"Abba, Father, give me a heart for people" because I don't like them very much. That's an ugly thing to admit, but mostly true. I don't want to feel that way. I want to be warm and inviting, a social butterfly, open and comfortable around others. But I am not. I am guarded and distrusting, keeping people at arm's length. That way they can't stab me in the back while hugging me. How do I love people when I feel like this?
Avoiding people is a natural reaction, yet not a righteous one. I can't avoid people outside of my inner circle all the time, even if I was inclined to do so. I am NOT inclined to do so because I want to love people, even if my only motivator right now is to walk in obedience to my El and Messiah.
Why I feel this way is key for me to overcome the lack of faith I have in this area of my life. I feel this way because of my life experiences. People, including myself, can pour out on us the ugliest thing they have within themselves. This isn't necessarily personal, people lash out in their pain. But that doesn't make it hurt less.
I must first work on that part of me that does just the things I have been wounded by from others. #1 trust Yah, I will not receive any wound He cannot heal. #2 trust Yah, it's a spiritual test, get my eyes off the wound and see that my response is evidence of the Fruit of the Ruach(Spirit) in me, or lack thereof. Kindness, gentleness, selfcontrol, patience #3 trust Yah, He gave the Set-apart Spirit to teach and guide me, I have to do my part and take every thought, word and deed captive, accountable to the Word of Yah. #4 trust Yah, HaSatan, the acuser, will do his best to trip me up, and damage my witness.
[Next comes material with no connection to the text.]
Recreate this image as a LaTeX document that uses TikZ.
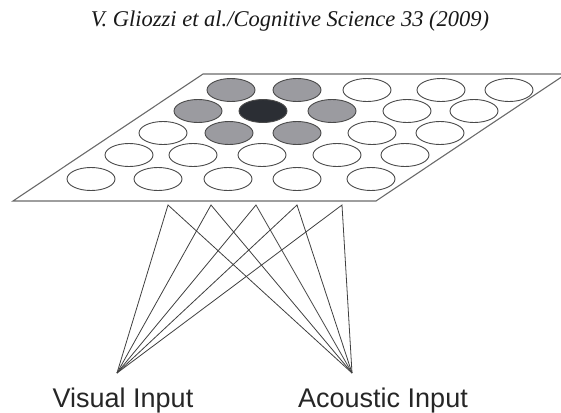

Recognize the challenge, NOT TODAY SATAN, breathe and walk away if necessary, but see the hurt in that person in which Satan is operating his attack on me. Pray for that person. That person can only pour out on me from the storehouse of hurt within them. It's difficult to not love someone for whom you pray.
Loving people means trusting Yah. When He is my safety net, who can come against me? What real harm can they do? Loving people means seeing the wounded heart within them and having empathy leading to praying for them. Put that fear of getting hurt in Yah's hands and let the Fruit of the Spirit in me minister to that person's wounds. Let the Spirit of The Most High minister thru me, be a reflection of Yahusha and not add to their hurt.